TIGIT+ iTregs elicited by human regulatory macrophages control T cell immunity. Homo sapiens

Human regulatory macrophages (Mreg) have shown early clinical promise as a cell-based, adjunct immunosuppressive therapy in solid organ transplantation. It is hypothesised that recipient CD4+ T cell responses are actively regulated through direct allorecognition of donor-derived Mregs. Here we show that human Mregs convert allogeneic CD4+ T cells to IL-10-producing, TIGIT+ FoxP3+ induced regulatory T cells that non-specifically suppress bystander T cells and inhibit dendritic cell maturation.
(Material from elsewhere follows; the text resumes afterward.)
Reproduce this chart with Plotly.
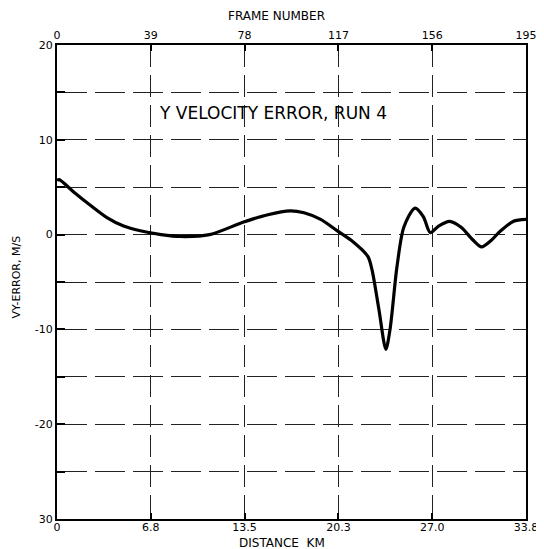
import plotly.graph_objects as go

# Curve: distance (km) vs Y velocity error (m/s)
distance_km = [0.0, 0.15, 1.2, 2.4, 3.6, 4.8, 6.0, 7.5, 8.9, 11.0, 13.4, 15.2, 16.8, 17.8, 19.0, 20.2,
               21.2, 22.4, 22.7, 23.2, 23.7, 24.0, 24.5, 25.0, 25.8, 26.4, 26.9, 27.5,
               28.3, 29.1, 30.0, 30.6, 31.3, 31.9, 32.9, 33.8]
vy_error = [5.7, 5.8, 4.5, 3.1, 1.8, 0.9, 0.4, 0.0, -0.2, 0.0, 1.3, 2.1, 2.5, 2.3, 1.6, 0.4,
            -0.6, -2.3, -3.7, -7.9, -12.1, -10.0, -3.4, 0.8, 2.8, 1.9, 0.2, 0.9,
            1.4, 0.8, -0.6, -1.3, -0.6, 0.3, 1.4, 1.6]

x_tickvals = [0, 6.76, 13.52, 20.28, 27.04, 33.8]
x_ticktext = ["0", "6.8", "13.5", "20.3", "27.0", "33.8"]
frame_tickvals = [0, 39, 78, 117, 156, 195]
frame_ticktext = ["0", "39", "78", "117", "156", "195"]
y_tickvals = [20, 15, 10, 5, 0, -5, -10, -15, -20, -25, -30]
y_ticktext = ["20", "", "10", "", "0", "", "-10", "", "-20", "", "30"]

FONT = "DejaVu Sans"

fig = go.Figure()
fig.add_trace(go.Scatter(x=distance_km, y=vy_error, mode="lines",
                         line=dict(color="black", width=3.2, shape="spline", smoothing=0.8),
                         showlegend=False, hoverinfo="skip"))
# invisible trace on top axis
fig.add_trace(go.Scatter(x=[0, 195], y=[None, None], xaxis="x2", mode="lines",
                         showlegend=False, hoverinfo="skip"))

fig.update_layout(
    width=536, height=541,
    margin=dict(l=49, r=18, t=37, b=30, autoexpand=False),
    paper_bgcolor="white", plot_bgcolor="white",
    font=dict(family=FONT, color="black", size=11),
    xaxis=dict(range=[0, 33.8], tickvals=x_tickvals, ticktext=x_ticktext,
               ticks="inside", ticklen=6, tickcolor="black", tickwidth=1.5,
               ticklabelstandoff=-3,
               showline=True, linecolor="black", linewidth=2, mirror=False,
               showgrid=True, gridcolor="#222", gridwidth=1.2, griddash="22px,8px",
               zeroline=False, automargin=False),
    xaxis2=dict(range=[0, 195], overlaying="x", side="top", tickvals=frame_tickvals,
                ticktext=frame_ticktext, ticks="inside", ticklen=6, tickcolor="black",
                tickwidth=1.5, showline=True, linecolor="black", linewidth=2,
                showgrid=False, zeroline=False, automargin=False),
    yaxis=dict(range=[-30, 20], tickvals=y_tickvals, ticktext=y_ticktext,
               ticks="inside", ticklen=8, tickcolor="black", tickwidth=1.5,
               showline=True, linecolor="black", linewidth=2, mirror=True,
               showgrid=True, gridcolor="#222", gridwidth=1.2, griddash="30px,8px",
               zeroline=False, automargin=False),
    annotations=[
        dict(text="Y VELOCITY ERROR, RUN 4", xref="paper", yref="y",
             x=0.46, y=12.8, showarrow=False,
             font=dict(family=FONT, size=17, color="black")),
        dict(text="DISTANCE  KM", xref="paper", yref="paper", x=0.48, y=-0.05,
             yanchor="middle", showarrow=False, font=dict(size=12)),
        dict(text="FRAME NUMBER", xref="paper", yref="paper", x=0.469, y=1.062,
             yanchor="middle", showarrow=False, font=dict(size=12)),
        dict(text="VY-ERROR, M/S", xref="paper", yref="paper", x=-0.087, y=0.51,
             xanchor="center", yanchor="middle", textangle=-90, showarrow=False,
             font=dict(size=11)),
    ],
)

fig.write_html("out.html")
Differentiation of Mreg-induced Tregs (miTregs) relies on multiple, non-redundant mechanisms that are not exclusive to interaction of Mregs and T cells, including signals mediated by indoleamine 2,3-dioxygenase, TGF-β, retinoic acid, Notch and progestagen-associated endometrial protein. Preoperative administration of donor-derived Mregs to living-donor kidney transplant recipients results in an acute increase in circulating TIGIT+ Tregs. These results suggest a feed-forward mechanism by which Mreg treatment promotes allograft acceptance through rapid induction of direct pathway Tregs. Overall design: To better characterise the phenotype of human miTregs, whole genome gene expression profiling studies by microarray were performed. Mregs and IFN-γ Mφ were generated from CD14+ monocytes of 5 healthy donors. Seven days later, CD3+ T cells were isolated from 5 unrelated healthy donors and split into two lots: From the first lot, a pure population of fresh CD4+ T cells was obtained by flow-sorting and total RNA was extracted; the second lot of T cells was added into direct co-culture with allogeneic Mregs or IFN-γ Mφ at a 1:1 ratio for 5 days, or were cultured alone without stimulation for 5 days. After coculture, CD4+ and CD8+ T cells were flow-sorted and total RNA was extracted. Microarray analysis was performed on the Agilent Whole Human Genome Oligo Microarray 8x60K platform. Hence, a dataset was generated comprising eight sample groups (S1-S8) representing four CD4+ T cell populations and four CD8+ T cell populations from 5 independent donors produced by single-colour hybridisations.

人调节性巨噬细胞（Human regulatory macrophages, Mreg）作为实体器官移植领域的细胞辅助免疫抑制疗法，已展现出早期临床应用潜力。现有假说认为，受者CD4+ T细胞应答可通过供者来源的Mreg的直接同种识别被主动调控。本研究证实，人Mreg可将同种异体CD4+ T细胞转化为分泌白细胞介素10（IL-10）、表达T细胞免疫球蛋白和ITIM结构域蛋白（TIGIT）以及叉头框P3（FoxP3）的诱导性调节性T细胞，这类细胞可非特异性抑制旁观者T细胞，并阻断树突状细胞成熟。Mreg诱导的调节性T细胞（miTregs）的分化依赖于多种非冗余机制，且并非仅依赖于Mreg与T细胞的相互作用，包括吲哚胺2,3-双加氧酶（indoleamine 2,3-dioxygenase, IDO）、转化生长因子β（transforming growth factor-β, TGF-β）、视黄酸、Notch信号通路以及妊娠相关子宫内膜蛋白（progestagen-associated endometrial protein, PAEP）介导的信号通路。对活体供肾移植受者术前给予供者来源的Mreg，可导致循环中TIGIT+调节性T细胞水平快速升高。上述结果提示存在一种前馈调控机制：Mreg疗法可通过快速诱导直接通路调节性T细胞，从而促进移植物耐受。 实验设计：为更好地表征人miTregs的表型，本研究采用微阵列技术开展全基因组基因表达谱分析。从5名健康供者的CD14阳性单核细胞中分别诱导培养Mreg以及干扰素γ处理的巨噬细胞（IFN-γ Mφ）。培养7天后，从5名无关健康供者中分离CD3阳性T细胞并分为两部分：第一部分通过流式分选获得新鲜纯化的CD4+ T细胞，并提取总RNA；第二部分T细胞则与同种异体Mreg或IFN-γ Mφ以1:1的比例直接共培养5天，或在无刺激条件下单独培养5天。共培养结束后，通过流式分选分离CD4+与CD8+ T细胞，并提取总RNA。采用安捷伦（Agilent）全人类基因组寡核苷酸微阵列8x60K平台开展微阵列分析。最终本研究生成了包含8个样本组（S1-S8）的数据集，涵盖来自5名独立供者的4个CD4+ T细胞群与4个CD8+ T细胞群，所有样本均采用单色杂交技术制备。